◆ **What you will do**
Pictures in the data below are not part of the copy; transcribe everything else exactly.
- - -
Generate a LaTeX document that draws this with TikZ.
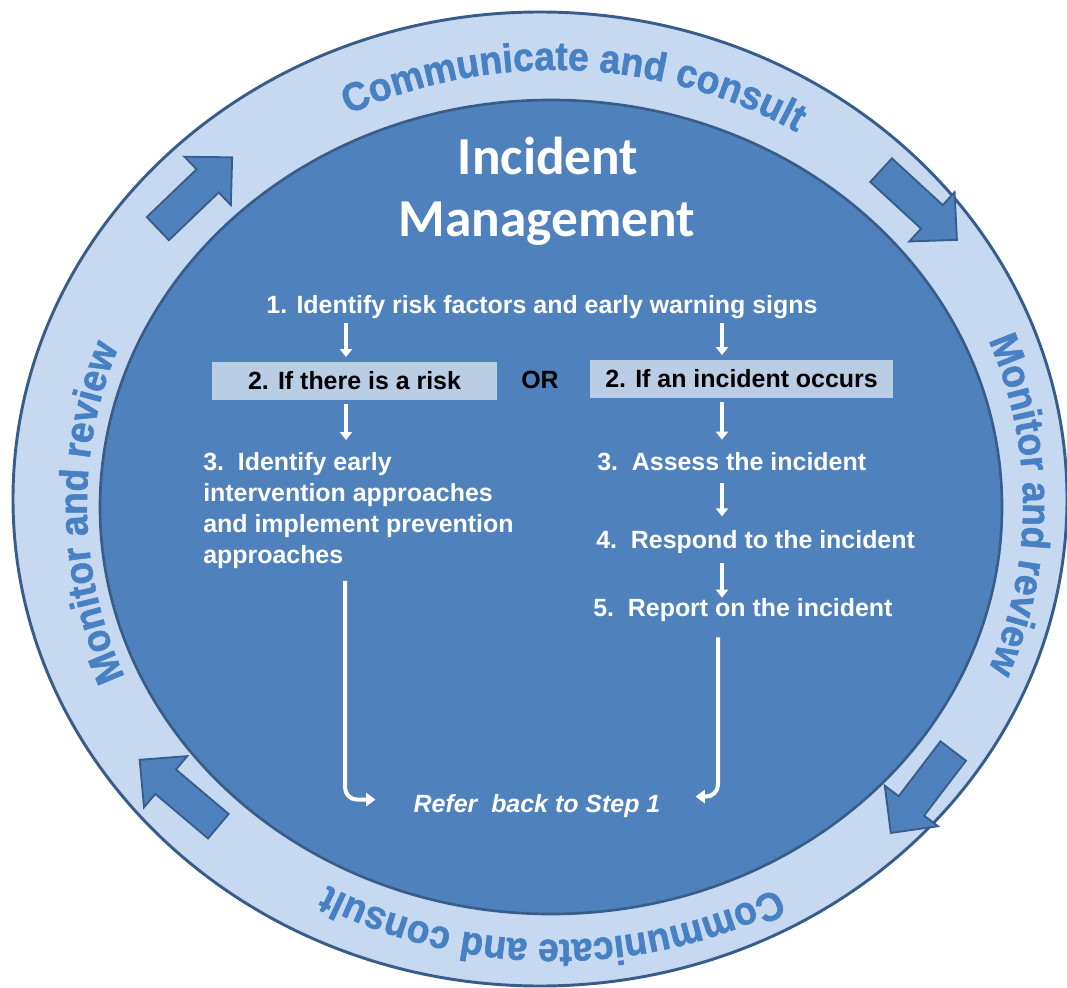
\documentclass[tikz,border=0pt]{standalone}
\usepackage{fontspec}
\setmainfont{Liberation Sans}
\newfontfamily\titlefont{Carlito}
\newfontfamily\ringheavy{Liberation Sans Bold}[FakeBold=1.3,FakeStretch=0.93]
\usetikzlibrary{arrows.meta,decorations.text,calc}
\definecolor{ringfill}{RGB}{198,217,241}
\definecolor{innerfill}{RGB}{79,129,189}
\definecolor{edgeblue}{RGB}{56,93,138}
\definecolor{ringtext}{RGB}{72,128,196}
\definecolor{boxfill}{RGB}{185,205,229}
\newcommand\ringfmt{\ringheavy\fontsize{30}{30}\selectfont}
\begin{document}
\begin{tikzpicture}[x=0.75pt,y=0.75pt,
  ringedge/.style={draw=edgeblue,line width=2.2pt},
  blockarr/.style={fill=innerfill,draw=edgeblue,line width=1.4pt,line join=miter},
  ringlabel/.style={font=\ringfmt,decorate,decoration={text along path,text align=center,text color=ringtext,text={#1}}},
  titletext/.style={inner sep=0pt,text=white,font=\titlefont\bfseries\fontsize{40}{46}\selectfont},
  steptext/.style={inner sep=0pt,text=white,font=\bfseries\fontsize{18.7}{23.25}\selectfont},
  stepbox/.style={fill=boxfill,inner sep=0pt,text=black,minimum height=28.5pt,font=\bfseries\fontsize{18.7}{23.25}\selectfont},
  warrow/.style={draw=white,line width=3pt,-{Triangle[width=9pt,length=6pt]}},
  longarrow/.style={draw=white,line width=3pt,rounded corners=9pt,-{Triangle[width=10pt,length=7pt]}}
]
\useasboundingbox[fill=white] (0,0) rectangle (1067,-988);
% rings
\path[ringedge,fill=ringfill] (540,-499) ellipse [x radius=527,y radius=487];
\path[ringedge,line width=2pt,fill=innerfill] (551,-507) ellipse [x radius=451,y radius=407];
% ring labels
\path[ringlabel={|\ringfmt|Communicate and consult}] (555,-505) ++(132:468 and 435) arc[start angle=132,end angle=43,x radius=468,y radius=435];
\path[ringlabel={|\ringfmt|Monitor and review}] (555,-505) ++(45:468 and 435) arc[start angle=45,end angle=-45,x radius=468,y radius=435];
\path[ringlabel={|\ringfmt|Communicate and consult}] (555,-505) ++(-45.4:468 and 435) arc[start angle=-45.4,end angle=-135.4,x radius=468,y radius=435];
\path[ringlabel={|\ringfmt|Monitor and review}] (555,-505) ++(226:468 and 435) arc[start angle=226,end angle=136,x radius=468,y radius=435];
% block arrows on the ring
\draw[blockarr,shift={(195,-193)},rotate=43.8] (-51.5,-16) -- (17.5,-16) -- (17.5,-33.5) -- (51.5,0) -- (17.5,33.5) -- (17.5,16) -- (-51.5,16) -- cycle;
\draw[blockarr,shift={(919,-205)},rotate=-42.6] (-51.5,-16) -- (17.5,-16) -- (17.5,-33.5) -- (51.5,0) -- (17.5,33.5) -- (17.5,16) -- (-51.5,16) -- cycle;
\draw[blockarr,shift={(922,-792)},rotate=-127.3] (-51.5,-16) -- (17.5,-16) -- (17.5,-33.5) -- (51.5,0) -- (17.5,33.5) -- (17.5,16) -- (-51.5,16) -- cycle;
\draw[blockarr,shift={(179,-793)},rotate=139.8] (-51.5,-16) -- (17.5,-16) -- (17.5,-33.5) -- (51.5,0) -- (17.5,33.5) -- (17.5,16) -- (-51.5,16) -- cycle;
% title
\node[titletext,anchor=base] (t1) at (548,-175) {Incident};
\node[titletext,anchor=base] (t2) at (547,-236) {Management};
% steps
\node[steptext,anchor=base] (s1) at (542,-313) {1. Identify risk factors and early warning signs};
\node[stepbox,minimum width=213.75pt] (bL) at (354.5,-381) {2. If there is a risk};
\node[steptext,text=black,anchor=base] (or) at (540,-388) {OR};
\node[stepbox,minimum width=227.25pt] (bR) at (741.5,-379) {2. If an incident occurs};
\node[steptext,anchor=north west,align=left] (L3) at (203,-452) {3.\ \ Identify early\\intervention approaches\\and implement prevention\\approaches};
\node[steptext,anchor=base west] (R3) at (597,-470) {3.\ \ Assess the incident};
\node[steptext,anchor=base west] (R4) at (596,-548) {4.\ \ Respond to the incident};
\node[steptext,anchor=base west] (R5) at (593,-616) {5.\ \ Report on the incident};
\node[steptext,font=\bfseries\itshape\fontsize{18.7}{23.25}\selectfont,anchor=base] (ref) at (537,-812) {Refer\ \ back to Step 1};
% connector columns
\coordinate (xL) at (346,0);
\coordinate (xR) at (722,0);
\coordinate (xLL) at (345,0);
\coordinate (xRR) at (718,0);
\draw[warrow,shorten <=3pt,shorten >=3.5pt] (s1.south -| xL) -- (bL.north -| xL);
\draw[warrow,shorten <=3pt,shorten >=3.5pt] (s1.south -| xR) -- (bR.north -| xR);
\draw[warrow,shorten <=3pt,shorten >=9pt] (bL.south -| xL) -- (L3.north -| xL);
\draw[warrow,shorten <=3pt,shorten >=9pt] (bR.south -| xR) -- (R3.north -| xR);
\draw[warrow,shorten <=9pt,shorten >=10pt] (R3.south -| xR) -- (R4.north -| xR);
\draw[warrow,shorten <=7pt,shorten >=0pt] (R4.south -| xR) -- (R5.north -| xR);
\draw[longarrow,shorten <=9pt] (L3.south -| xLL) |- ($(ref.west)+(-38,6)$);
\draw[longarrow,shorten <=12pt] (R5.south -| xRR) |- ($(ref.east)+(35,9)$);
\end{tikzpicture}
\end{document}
- - -
◆ **Output of the task**
Generate a LaTeX document that draws this with TikZ.
\documentclass[tikz,border=0pt]{standalone}
\usepackage{fontspec}
\setmainfont{Liberation Sans}
\newfontfamily\titlefont{Carlito}
\newfontfamily\ringheavy{Liberation Sans Bold}[FakeBold=1.3,FakeStretch=0.93]
\usetikzlibrary{arrows.meta,decorations.text,calc}
\definecolor{ringfill}{RGB}{198,217,241}
\definecolor{innerfill}{RGB}{79,129,189}
\definecolor{edgeblue}{RGB}{56,93,138}
\definecolor{ringtext}{RGB}{72,128,196}
\definecolor{boxfill}{RGB}{185,205,229}
\newcommand\ringfmt{\ringheavy\fontsize{30}{30}\selectfont}
\begin{document}
\begin{tikzpicture}[x=0.75pt,y=0.75pt,
  ringedge/.style={draw=edgeblue,line width=2.2pt},
  blockarr/.style={fill=innerfill,draw=edgeblue,line width=1.4pt,line join=miter},
  ringlabel/.style={font=\ringfmt,decorate,decoration={text along path,text align=center,text color=ringtext,text={#1}}},
  titletext/.style={inner sep=0pt,text=white,font=\titlefont\bfseries\fontsize{40}{46}\selectfont},
  steptext/.style={inner sep=0pt,text=white,font=\bfseries\fontsize{18.7}{23.25}\selectfont},
  stepbox/.style={fill=boxfill,inner sep=0pt,text=black,minimum height=28.5pt,font=\bfseries\fontsize{18.7}{23.25}\selectfont},
  warrow/.style={draw=white,line width=3pt,-{Triangle[width=9pt,length=6pt]}},
  longarrow/.style={draw=white,line width=3pt,rounded corners=9pt,-{Triangle[width=10pt,length=7pt]}}
]
\useasboundingbox[fill=white] (0,0) rectangle (1067,-988);
% rings
\path[ringedge,fill=ringfill] (540,-499) ellipse [x radius=527,y radius=487];
\path[ringedge,line width=2pt,fill=innerfill] (551,-507) ellipse [x radius=451,y radius=407];
% ring labels
\path[ringlabel={|\ringfmt|Communicate and consult}] (555,-505) ++(132:468 and 435) arc[start angle=132,end angle=43,x radius=468,y radius=435];
\path[ringlabel={|\ringfmt|Monitor and review}] (555,-505) ++(45:468 and 435) arc[start angle=45,end angle=-45,x radius=468,y radius=435];
\path[ringlabel={|\ringfmt|Communicate and consult}] (555,-505) ++(-45.4:468 and 435) arc[start angle=-45.4,end angle=-135.4,x radius=468,y radius=435];
\path[ringlabel={|\ringfmt|Monitor and review}] (555,-505) ++(226:468 and 435) arc[start angle=226,end angle=136,x radius=468,y radius=435];
% block arrows on the ring
\draw[blockarr,shift={(195,-193)},rotate=43.8] (-51.5,-16) -- (17.5,-16) -- (17.5,-33.5) -- (51.5,0) -- (17.5,33.5) -- (17.5,16) -- (-51.5,16) -- cycle;
\draw[blockarr,shift={(919,-205)},rotate=-42.6] (-51.5,-16) -- (17.5,-16) -- (17.5,-33.5) -- (51.5,0) -- (17.5,33.5) -- (17.5,16) -- (-51.5,16) -- cycle;
\draw[blockarr,shift={(922,-792)},rotate=-127.3] (-51.5,-16) -- (17.5,-16) -- (17.5,-33.5) -- (51.5,0) -- (17.5,33.5) -- (17.5,16) -- (-51.5,16) -- cycle;
\draw[blockarr,shift={(179,-793)},rotate=139.8] (-51.5,-16) -- (17.5,-16) -- (17.5,-33.5) -- (51.5,0) -- (17.5,33.5) -- (17.5,16) -- (-51.5,16) -- cycle;
% title
\node[titletext,anchor=base] (t1) at (548,-175) {Incident};
\node[titletext,anchor=base] (t2) at (547,-236) {Management};
% steps
\node[steptext,anchor=base] (s1) at (542,-313) {1. Identify risk factors and early warning signs};
\node[stepbox,minimum width=213.75pt] (bL) at (354.5,-381) {2. If there is a risk};
\node[steptext,text=black,anchor=base] (or) at (540,-388) {OR};
\node[stepbox,minimum width=227.25pt] (bR) at (741.5,-379) {2. If an incident occurs};
\node[steptext,anchor=north west,align=left] (L3) at (203,-452) {3.\ \ Identify early\\intervention approaches\\and implement prevention\\approaches};
\node[steptext,anchor=base west] (R3) at (597,-470) {3.\ \ Assess the incident};
\node[steptext,anchor=base west] (R4) at (596,-548) {4.\ \ Respond to the incident};
\node[steptext,anchor=base west] (R5) at (593,-616) {5.\ \ Report on the incident};
\node[steptext,font=\bfseries\itshape\fontsize{18.7}{23.25}\selectfont,anchor=base] (ref) at (537,-812) {Refer\ \ back to Step 1};
% connector columns
\coordinate (xL) at (346,0);
\coordinate (xR) at (722,0);
\coordinate (xLL) at (345,0);
\coordinate (xRR) at (718,0);
\draw[warrow,shorten <=3pt,shorten >=3.5pt] (s1.south -| xL) -- (bL.north -| xL);
\draw[warrow,shorten <=3pt,shorten >=3.5pt] (s1.south -| xR) -- (bR.north -| xR);
\draw[warrow,shorten <=3pt,shorten >=9pt] (bL.south -| xL) -- (L3.north -| xL);
\draw[warrow,shorten <=3pt,shorten >=9pt] (bR.south -| xR) -- (R3.north -| xR);
\draw[warrow,shorten <=9pt,shorten >=10pt] (R3.south -| xR) -- (R4.north -| xR);
\draw[warrow,shorten <=7pt,shorten >=0pt] (R4.south -| xR) -- (R5.north -| xR);
\draw[longarrow,shorten <=9pt] (L3.south -| xLL) |- ($(ref.west)+(-38,6)$);
\draw[longarrow,shorten <=12pt] (R5.south -| xRR) |- ($(ref.east)+(35,9)$);
\end{tikzpicture}
\end{document}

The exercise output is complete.